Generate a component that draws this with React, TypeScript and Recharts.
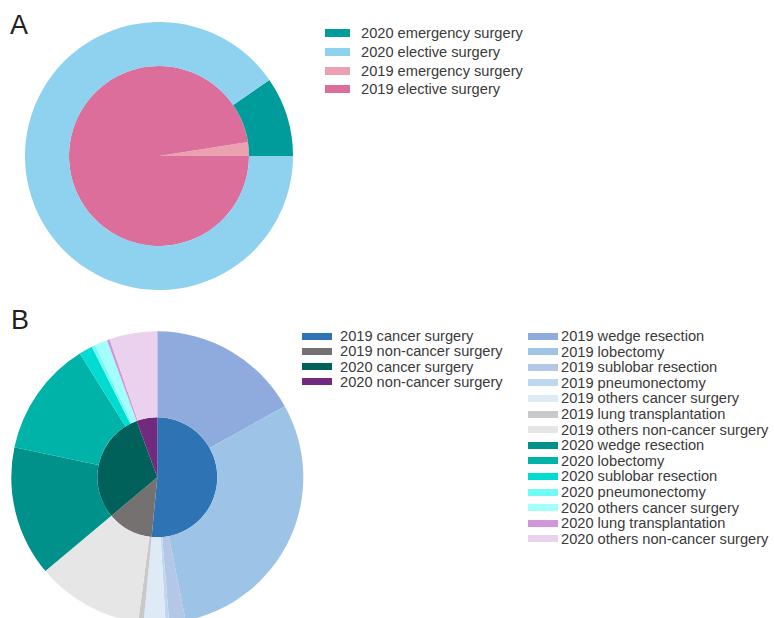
import React from 'react';
import { PieChart, Pie, Cell } from 'recharts';

// ---- Panel A data ----
const aLegendNames = ['2020 emergency surgery', '2020 elective surgery', '2019 emergency surgery', '2019 elective surgery'];
const aLegendColors = ['#009c9c', '#8fd2ef', '#eba1af', '#dc6e9b'];
const a2020Names = ['2020 emergency surgery', '2020 elective surgery'];
const a2020Values = [9.6, 90.4];
const a2020Colors = ['#009c9c', '#8fd2ef'];
const a2019Names = ['2019 emergency surgery', '2019 elective surgery'];
const a2019Values = [2.5, 97.5];
const a2019Colors = ['#eba1af', '#dc6e9b'];

// ---- Panel B data ----
const bInnerNames = ['2019 cancer surgery', '2019 non-cancer surgery', '2020 cancer surgery', '2020 non-cancer surgery'];
const bInnerValues = [51.5, 12.4, 30.5, 5.6];
const bInnerColors = ['#2e74b5', '#767171', '#00605a', '#722a7e'];

const bOuterNames = [
  '2019 wedge resection',
  '2019 lobectomy',
  '2019 sublobar resection',
  '2019 pneumonectomy',
  '2019 others cancer surgery',
  '2019 lung transplantation',
  '2019 others non-cancer surgery',
  '2020 wedge resection',
  '2020 lobectomy',
  '2020 sublobar resection',
  '2020 pneumonectomy',
  '2020 others cancer surgery',
  '2020 lung transplantation',
  '2020 others non-cancer surgery',
];
const bOuterValues = [16.9, 30.0, 1.8, 0.4, 2.4, 0.6, 11.8, 14.4, 12.8, 1.5, 0.4, 1.4, 0.3, 5.3];
const bOuterColors = [
  '#8faadc', '#9dc3e6', '#b4c7e7', '#bdd7ee', '#deebf7', '#c9c9c9', '#e7e6e6',
  '#00928a', '#00b3a8', '#00dcd2', '#70fcf4', '#a2fffa', '#d296da', '#ead1ed',
];

const toData = (names: string[], values: number[]) => names.map((n, i) => ({ name: n, value: values[i] }));

type LegendProps = {
  names: string[];
  colors: string[];
  left: number;
  top: number;
  rowH: number;
  swW: number;
  swH: number;
  textX: number;
};

const Legend = ({ names, colors, left, top, rowH, swW, swH, textX }: LegendProps) => (
  <div style={{ position: 'absolute', left, top }}>
    {names.map((n, i) => (
      <div key={n} style={{ position: 'absolute', left: 0, top: i * rowH - 9, height: 18, width: 260 }}>
        <div style={{ position: 'absolute', left: 0, top: 9 - swH / 2, width: swW, height: swH, background: colors[i] }} />
        <div
          style={{
            position: 'absolute',
            left: textX,
            top: 0,
            height: 18,
            lineHeight: '18px',
            fontSize: 14,
            color: '#3a3a3a',
            whiteSpace: 'nowrap',
            transform: 'scaleX(1.045)',
            transformOrigin: 'left center',
          }}
        >
          {n}
        </div>
      </div>
    ))}
  </div>
);

const zero = { top: 0, right: 0, bottom: 0, left: 0 };

export default function App() {
  return (
    <div
      style={{
        position: 'absolute',
        left: 0,
        top: 0,
        width: 774,
        height: 618,
        overflow: 'hidden',
        background: '#ffffff',
        fontFamily: '"Liberation Sans", Arial, sans-serif',
      }}
    >
      {/* Panel labels */}
      <div style={{ position: 'absolute', left: 10, top: 10, fontSize: 27, lineHeight: '30px', color: '#231f20' }}>A</div>
      <div style={{ position: 'absolute', left: 11, top: 305, fontSize: 27, lineHeight: '30px', color: '#231f20' }}>B</div>

      {/* Panel A */}
      <div style={{ position: 'absolute', left: 0, top: 0 }}>
        <PieChart width={300} height={300} margin={zero}>
          <Pie
            data={toData(a2019Names, a2019Values)}
            dataKey="value"
            cx={159}
            cy={156}
            innerRadius={0}
            outerRadius={90}
            startAngle={0}
            endAngle={360}
            stroke="none"
            isAnimationActive={false}
          >
            {a2019Colors.map((c, i) => (
              <Cell key={i} fill={c} />
            ))}
          </Pie>
          <Pie
            data={toData(a2020Names, a2020Values)}
            dataKey="value"
            cx={159}
            cy={156}
            innerRadius={90}
            outerRadius={134}
            startAngle={0}
            endAngle={360}
            stroke="none"
            isAnimationActive={false}
          >
            {a2020Colors.map((c, i) => (
              <Cell key={i} fill={c} />
            ))}
          </Pie>
        </PieChart>
      </div>
      <Legend names={aLegendNames} colors={aLegendColors} left={325} top={33} rowH={18.8} swW={25} swH={8} textX={36} />

      {/* Panel B */}
      <div style={{ position: 'absolute', left: 0, top: 300 }}>
        <PieChart width={310} height={330} margin={zero}>
          <Pie
            data={toData(bInnerNames, bInnerValues)}
            dataKey="value"
            cx={157.3}
            cy={177.3}
            innerRadius={0}
            outerRadius={60}
            startAngle={90}
            endAngle={-270}
            stroke="none"
            isAnimationActive={false}
          >
            {bInnerColors.map((c, i) => (
              <Cell key={i} fill={c} />
            ))}
          </Pie>
          <Pie
            data={toData(bOuterNames, bOuterValues)}
            dataKey="value"
            cx={157.3}
            cy={177.3}
            innerRadius={60}
            outerRadius={146}
            startAngle={90}
            endAngle={-270}
            stroke="none"
            isAnimationActive={false}
          >
            {bOuterColors.map((c, i) => (
              <Cell key={i} fill={c} />
            ))}
          </Pie>
        </PieChart>
      </div>
      <Legend names={bInnerNames} colors={bInnerColors} left={302} top={336} rowH={15.3} swW={30} swH={7} textX={38} />
      <Legend names={bOuterNames} colors={bOuterColors} left={528} top={336} rowH={15.6} swW={30} swH={7} textX={33} />
    </div>
  );
}
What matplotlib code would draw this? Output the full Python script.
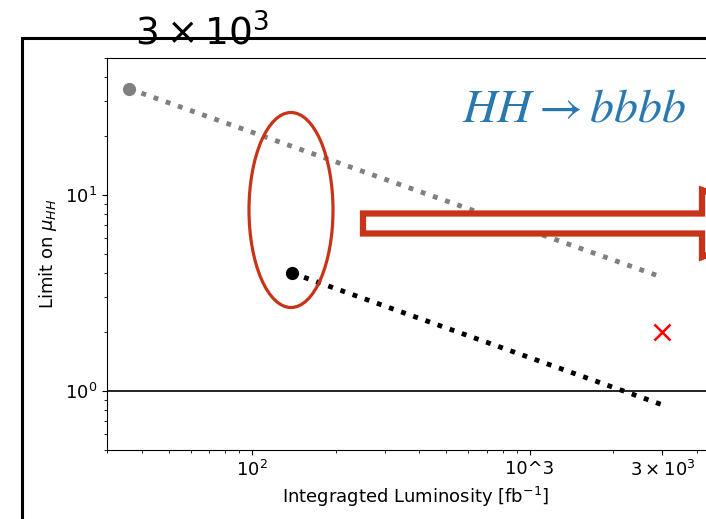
import matplotlib
matplotlib.use("Agg")
import matplotlib.pyplot as plt
from matplotlib.patches import Rectangle, Ellipse, Polygon
from matplotlib.ticker import LogLocator, NullFormatter

# limits on mu_HH vs integrated luminosity
lumi_run2 = [36.1, 3000]
limit_run2 = [34.8, 3.8]

lumi_full = [139, 3000]
limit_full = [4.0, 0.85]

lumi_hl = [3000]
limit_hl = [2.0]

xtick_vals = [100, 1000, 3000]
xtick_labels = ["$10^2$", "10^3", "$3\\times10^3$"]

W, H = 706, 519
fig = plt.figure(figsize=(W / 100, H / 100), dpi=100)


def fx(px):
    return px / W


def fy(py):
    return 1 - py / H


# outer frame of the slide panel
frame = Rectangle((fx(22), fy(600)), fx(760), (600 - 38) / H,
                  transform=fig.transFigure, fill=False, lw=2.2,
                  edgecolor="black", clip_on=False)
fig.patches.append(frame)

fig.text(fx(135), fy(45), "$3\\times10^3$", fontsize=27, ha="left",
         va="baseline")

ax = fig.add_axes([fx(107), fy(450), fx(724) - fx(107), (450 - 58) / H])
ax.set_xscale("log")
ax.set_yscale("log")

ax.plot(lumi_run2, limit_run2, ls=":", lw=3.5, color="gray")
ax.plot(lumi_run2[:1], limit_run2[:1], "o", color="gray", ms=8.5)
ax.plot(lumi_full, limit_full, ls=":", lw=3.5, color="black")
ax.plot(lumi_full[:1], limit_full[:1], "o", color="black", ms=8.5)
ax.plot(lumi_hl, limit_hl, "x", color="red", ms=12, mew=1.8)
ax.axhline(1, color="black", lw=1.2)

ax.set_xlim(30, 5000)
ax.set_ylim(0.5, 50)
ax.set_xticks(xtick_vals)
ax.set_xticklabels(xtick_labels)
ax.xaxis.set_minor_locator(LogLocator(base=10, subs=range(2, 10)))
ax.xaxis.set_minor_formatter(NullFormatter())
ax.yaxis.set_minor_formatter(NullFormatter())
ax.tick_params(labelsize=13)

ax.set_xlabel("Integragted Luminosity [fb$^{-1}$]", fontsize=13)
ax.set_ylabel("Limit on $\\mu_{HH}$", fontsize=13)
ax.spines["right"].set_visible(False)

# annotations on top of the plot
ring = Ellipse((fx(291), fy(210)), fx(84), 195 / H, transform=fig.transFigure,
               fill=False, edgecolor="#c83418", lw=2.3)
fig.patches.append(ring)

arrow_pts = [(363, 213.5), (702, 213.5), (702, 190), (790, 223),
             (702, 257), (702, 233.5), (363, 233.5)]
arrow = Polygon([(fx(x), fy(y)) for x, y in arrow_pts], closed=True,
                transform=fig.transFigure, facecolor="white",
                edgecolor="#c83418", lw=4.5, joinstyle="miter")
fig.patches.append(arrow)

fig.text(fx(462), fy(122), r"$HH{\rightarrow}bbbb$", color="#2a78b0",
         fontsize=34.5, math_fontfamily="stix", ha="left", va="baseline")

fig.savefig("out.png", dpi=100)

> _DESCRIPTION OF THE TASK_
Emit the lines of the material exactly, from its first line to the line containing "const a2019Colors = ['#eba1af', '#dc6e9b'];", inclusive; leave every picture out.

> _REPLY TO THE EXERCISE_
Generate a component that draws this with React, TypeScript and Recharts.
import React from 'react';
import { PieChart, Pie, Cell } from 'recharts';

// ---- Panel A data ----
const aLegendNames = ['2020 emergency surgery', '2020 elective surgery', '2019 emergency surgery', '2019 elective surgery'];
const aLegendColors = ['#009c9c', '#8fd2ef', '#eba1af', '#dc6e9b'];
const a2020Names = ['2020 emergency surgery', '2020 elective surgery'];
const a2020Values = [9.6, 90.4];
const a2020Colors = ['#009c9c', '#8fd2ef'];
const a2019Names = ['2019 emergency surgery', '2019 elective surgery'];
const a2019Values = [2.5, 97.5];
const a2019Colors = ['#eba1af', '#dc6e9b'];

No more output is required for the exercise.